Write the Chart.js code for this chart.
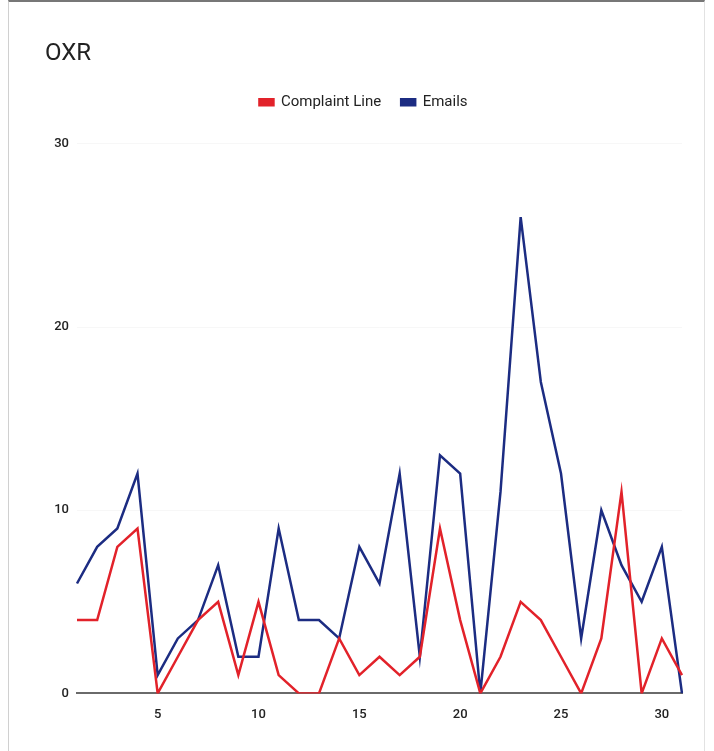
<!DOCTYPE html>
<html>
<head>
<meta charset="utf-8">
<script src="https://cdn.jsdelivr.net/npm/chart.js@4.4.0/dist/chart.umd.min.js"></script>
<style>
    html, body { margin: 0; padding: 0; background: #fff; }
    #frame {
        position: absolute; left: 8px; top: 0; width: 697px; height: 751px;
        border-top: 2px solid #777; border-left: 1px solid #d0d0d0; border-right: 1px solid #e2e2e2;
        box-sizing: border-box;
    }
    #wrap { position: absolute; left: 0; top: 0; width: 714px; height: 751px; }
</style>
</head>
<body>
<div id="frame"></div>
<div id="wrap"><canvas id="oxrChart"></canvas></div>
<script>
// días del mes
const days = Array.from({length: 31}, (_, i) => String(i + 1));

const complaintLine = [4, 4, 8, 9, 0, 2, 4, 5, 1, 5, 1, 0, 0, 3, 1, 2, 1, 2, 9, 4, 0, 2, 5, 4, 2, 0, 3, 11, 0, 3, 1];
const emails        = [6, 8, 9, 12, 1, 3, 4, 7, 2, 2, 9, 4, 4, 3, 8, 6, 12, 2, 13, 12, 0, 11, 26, 17, 12, 3, 10, 7, 5, 8, 0];

const yTicks = [0, 10, 20, 30];

// espacio extra bajo la leyenda
const legendMargin = {
    id: 'legendMargin',
    beforeInit(chart) {
        const fit = chart.legend.fit;
        chart.legend.fit = function () {
            fit.bind(chart.legend)();
            this.height += 24;
        };
    }
};

const ctx = document.getElementById('oxrChart').getContext('2d');

new Chart(ctx, {
    type: 'line',
    data: {
        labels: days,
        datasets: [
            {
                label: 'Complaint Line',
                data: complaintLine,
                borderColor: '#e2222a',
                backgroundColor: '#e2222a',
                borderWidth: 2.5,
                pointRadius: 0,
                tension: 0
            },
            {
                label: 'Emails',
                data: emails,
                borderColor: '#1c2c82',
                backgroundColor: '#1c2c82',
                borderWidth: 2.5,
                pointRadius: 0,
                tension: 0
            }
        ]
    },
    options: {
        responsive: true,
        maintainAspectRatio: false,
        animation: false,
        layout: { padding: { left: 45, right: 32, top: 40, bottom: 22 } },
        plugins: {
            title: {
                display: true,
                text: 'OXR',
                align: 'start',
                color: '#222',
                font: { family: 'Roboto', size: 24, weight: 'normal' },
                padding: { top: 0, bottom: 6 }
            },
            legend: {
                labels: {
                    boxWidth: 14,
                    boxHeight: 6,
                    color: '#222',
                    font: { family: 'Roboto', size: 15 },
                    padding: 20
                }
            },
            tooltip: { enabled: false }
        },
        scales: {
            x: {
                offset: false,
                grid: { display: false },
                border: { color: '#6a6a6a', width: 2 },
                ticks: {
                    autoSkip: false,
                    maxRotation: 0,
                    color: '#222',
                    font: { family: 'Roboto', size: 13, weight: '500' },
                    padding: 6,
                    callback: function (val, i) {
                        const d = Number(days[i]);
                        return d % 5 === 0 ? days[i] : '';
                    }
                }
            },
            y: {
                min: yTicks[0],
                max: yTicks[yTicks.length - 1],
                afterFit: scale => { scale.width = 32; },
                afterBuildTicks: scale => { scale.ticks = yTicks.map(v => ({ value: v })); },
                grid: { color: 'rgba(0,0,0,0.03)', drawTicks: false },
                border: { display: false },
                ticks: {
                    color: '#222',
                    font: { family: 'Roboto', size: 13, weight: '500' },
                    padding: 8
                }
            }
        }
    },
    plugins: [legendMargin]
});
</script>
</body>
</html>
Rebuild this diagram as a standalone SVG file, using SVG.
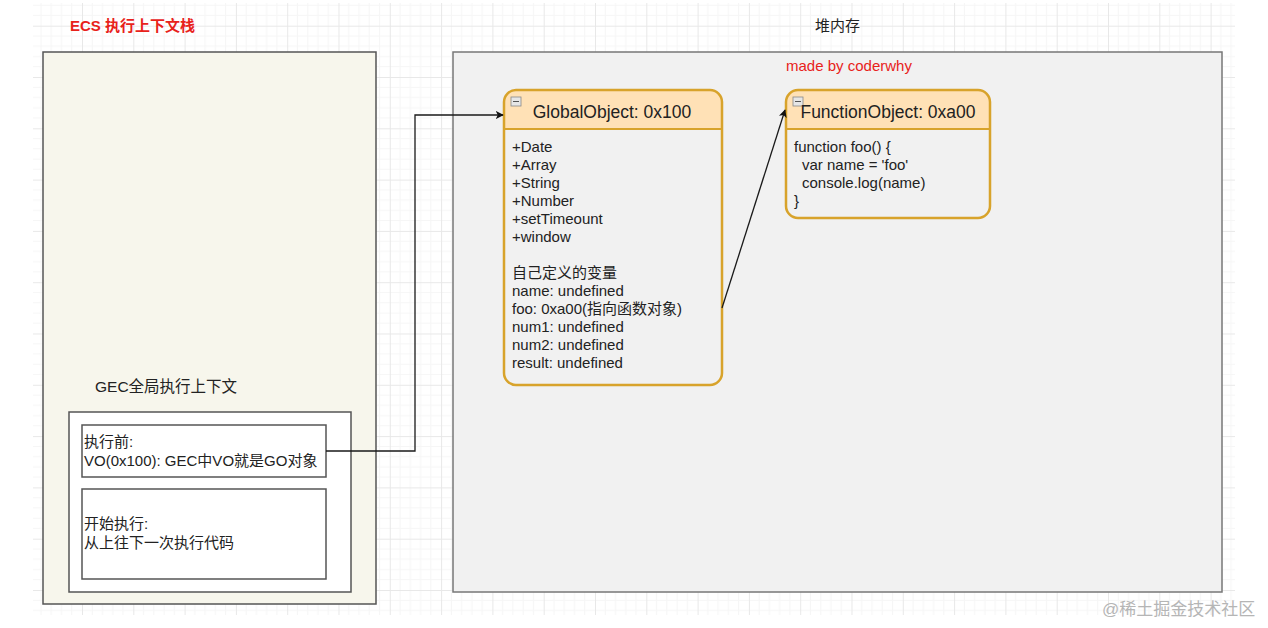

################

» **What is required**
Your task is to retype all the entries exactly and leave out any pictures.

» **Exercise solution**
Write the Chart.js code for this chart.
<!DOCTYPE html>
<html>
<head>
<meta charset="utf-8">
<script src="https://cdn.jsdelivr.net/npm/chart.js@4.4.0/dist/chart.umd.min.js"></script>
<style>
    html, body { margin: 0; padding: 0; background: #fff; }
    #frame {
        position: absolute; left: 8px; top: 0; width: 697px; height: 751px;
        border-top: 2px solid #777; border-left: 1px solid #d0d0d0; border-right: 1px solid #e2e2e2;
        box-sizing: border-box;
    }
    #wrap { position: absolute; left: 0; top: 0; width: 714px; height: 751px; }
</style>
</head>
<body>
<div id="frame"></div>
<div id="wrap"><canvas id="oxrChart"></canvas></div>
<script>
// días del mes
const days = Array.from({length: 31}, (_, i) => String(i + 1));

const complaintLine = [4, 4, 8, 9, 0, 2, 4, 5, 1, 5, 1, 0, 0, 3, 1, 2, 1, 2, 9, 4, 0, 2, 5, 4, 2, 0, 3, 11, 0, 3, 1];
const emails        = [6, 8, 9, 12, 1, 3, 4, 7, 2, 2, 9, 4, 4, 3, 8, 6, 12, 2, 13, 12, 0, 11, 26, 17, 12, 3, 10, 7, 5, 8, 0];

const yTicks = [0, 10, 20, 30];

// espacio extra bajo la leyenda
const legendMargin = {
    id: 'legendMargin',
    beforeInit(chart) {
        const fit = chart.legend.fit;
        chart.legend.fit = function () {
            fit.bind(chart.legend)();
            this.height += 24;
        };
    }
};

const ctx = document.getElementById('oxrChart').getContext('2d');

new Chart(ctx, {
    type: 'line',
    data: {
        labels: days,
        datasets: [
            {
                label: 'Complaint Line',
                data: complaintLine,
                borderColor: '#e2222a',
                backgroundColor: '#e2222a',
                borderWidth: 2.5,
                pointRadius: 0,
                tension: 0
            },
            {
                label: 'Emails',
                data: emails,
                borderColor: '#1c2c82',
                backgroundColor: '#1c2c82',
                borderWidth: 2.5,
                pointRadius: 0,
                tension: 0
            }
        ]
    },
    options: {
        responsive: true,
        maintainAspectRatio: false,
        animation: false,
        layout: { padding: { left: 45, right: 32, top: 40, bottom: 22 } },
        plugins: {
            title: {
                display: true,
                text: 'OXR',
                align: 'start',
                color: '#222',
                font: { family: 'Roboto', size: 24, weight: 'normal' },
                padding: { top: 0, bottom: 6 }
            },
            legend: {
                labels: {
                    boxWidth: 14,
                    boxHeight: 6,
                    color: '#222',
                    font: { family: 'Roboto', size: 15 },
                    padding: 20
                }
            },
            tooltip: { enabled: false }
        },
        scales: {
            x: {
                offset: false,
                grid: { display: false },
                border: { color: '#6a6a6a', width: 2 },
                ticks: {
                    autoSkip: false,
                    maxRotation: 0,
                    color: '#222',
                    font: { family: 'Roboto', size: 13, weight: '500' },
                    padding: 6,
                    callback: function (val, i) {
                        const d = Number(days[i]);
                        return d % 5 === 0 ? days[i] : '';
                    }
                }
            },
            y: {
                min: yTicks[0],
                max: yTicks[yTicks.length - 1],
                afterFit: scale => { scale.width = 32; },
                afterBuildTicks: scale => { scale.ticks = yTicks.map(v => ({ value: v })); },
                grid: { color: 'rgba(0,0,0,0.03)', drawTicks: false },
                border: { display: false },
                ticks: {
                    color: '#222',
                    font: { family: 'Roboto', size: 13, weight: '500' },
                    padding: 8
                }
            }
        }
    },
    plugins: [legendMargin]
});
</script>
</body>
</html>
Rebuild this diagram as a standalone SVG file, using SVG.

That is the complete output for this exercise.